Por eso, el pensamiento laico es el pensamiento común, frente al privado, y por eso el Estado tiene que guiarse en toda ocasión de acuerdo con este pensamiento y con ningún otro. Hacerlo, sería confundir lo que es público con lo privado.
El Estado es laico y solo el Estado puede serlo coherentemente. Cuando el Estado pierde esta dirección, se transforma en un instrumento de poder de partidos, de grupos, de religiones, de ideologías, es decir, de movimientos particulares dentro de la sociedad en detrimento de lo común.
Nuestro país ha vivido demasiado tiempo en un tira y afloja de tendencias ideológicas, ninguna de las cuales ha sido enteramente coherente con la ideología de lo público que es la laicidad.
Esto significa que ninguna ha respetado verdaderamente a quienes se han opuesto a ellas, ninguna le ha reconocido verdaderamente su derecho a la diferencia y ninguna se ha puesto en el lugar de lo común, de lo que nos une a todos, de lo que el Estado debiera siempre garantizarle a sus ciudadanos.
Ha faltado el verdadero sentido de lo público y su necesaria relación con lo estatal y ha predominado el deseo de homogeneizar la sociedad en función de una determinada postura o credo.
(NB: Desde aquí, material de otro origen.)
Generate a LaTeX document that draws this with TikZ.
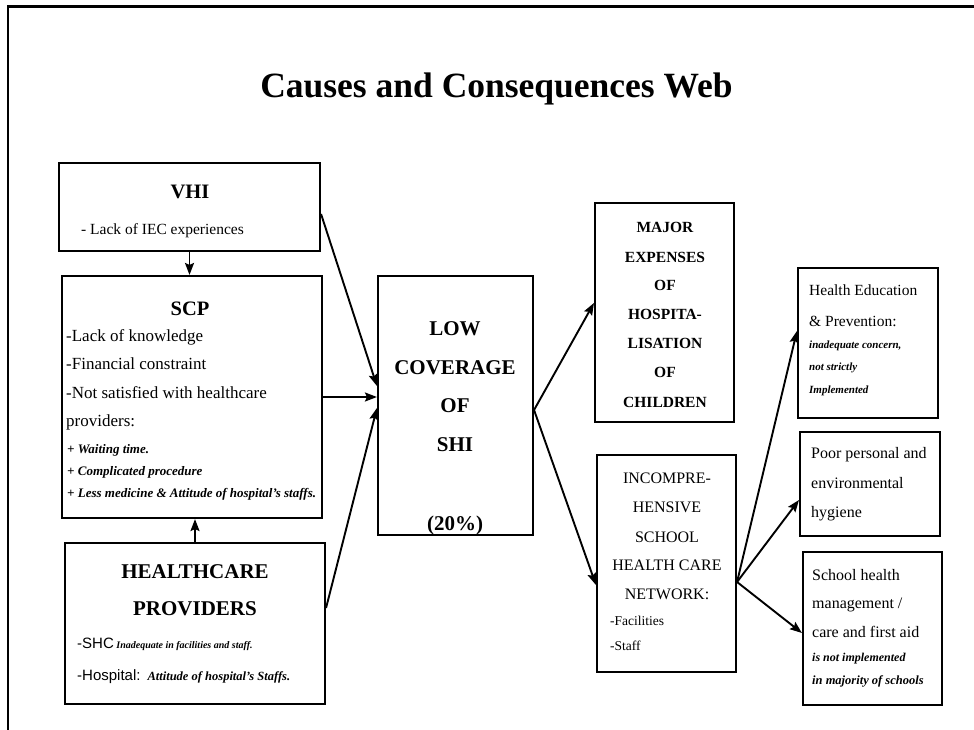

Por eso se ha perdido el sentido de la laicidad en lo público, como si bastara la afirmación de que las propias tendencias miran hacia el bien común para determinarlas como públicas.
Pero solo la educación estatal puede ser verdaderamente pública y puede consiguientemente garantizar la formación laica de los ciudadanos.La educación privada siempre tendrá un sesgo que es legítimo pero que por responder a intereses de grupos no tendría por qué alcanzar un sentido público.
La educación tampoco es un sistema de conocimientos neutros o un traspaso de valores que necesariamente comprometan los intereses de todos los ciudadanos. Así lo creen los que apoyan este tipo de proyectos, pero la totalidad de los ciudadanos no tienen por qué estar de acuerdo con ellos.
La educación privada educa en el sentido de lo que le interesa a quienes la sustentan, no necesariamente en la dirección de lo común. Por cierto, todos tienen el derecho de educar a sus hijos como quieran, pero lo que el Estado debe asegurar es que la educación que financia corresponda a los valores laicos que son los propios del pensamiento estatal y público.
De ahí que lo público y lo estatal se co-pertenecezcan el uno al otro. Es un absurdo pretender que universidades que no eligen a sus autoridades de manera democrática, cuya definición de misiones no es laica y que además son un negocio, sean también públicas.
La enseñanza pública tiene que ser laica, y la enseñanza laica es estatal. Por lo tanto, lo público es estatal y lo estatal y únicamente lo estatal es lo verdaderamente público.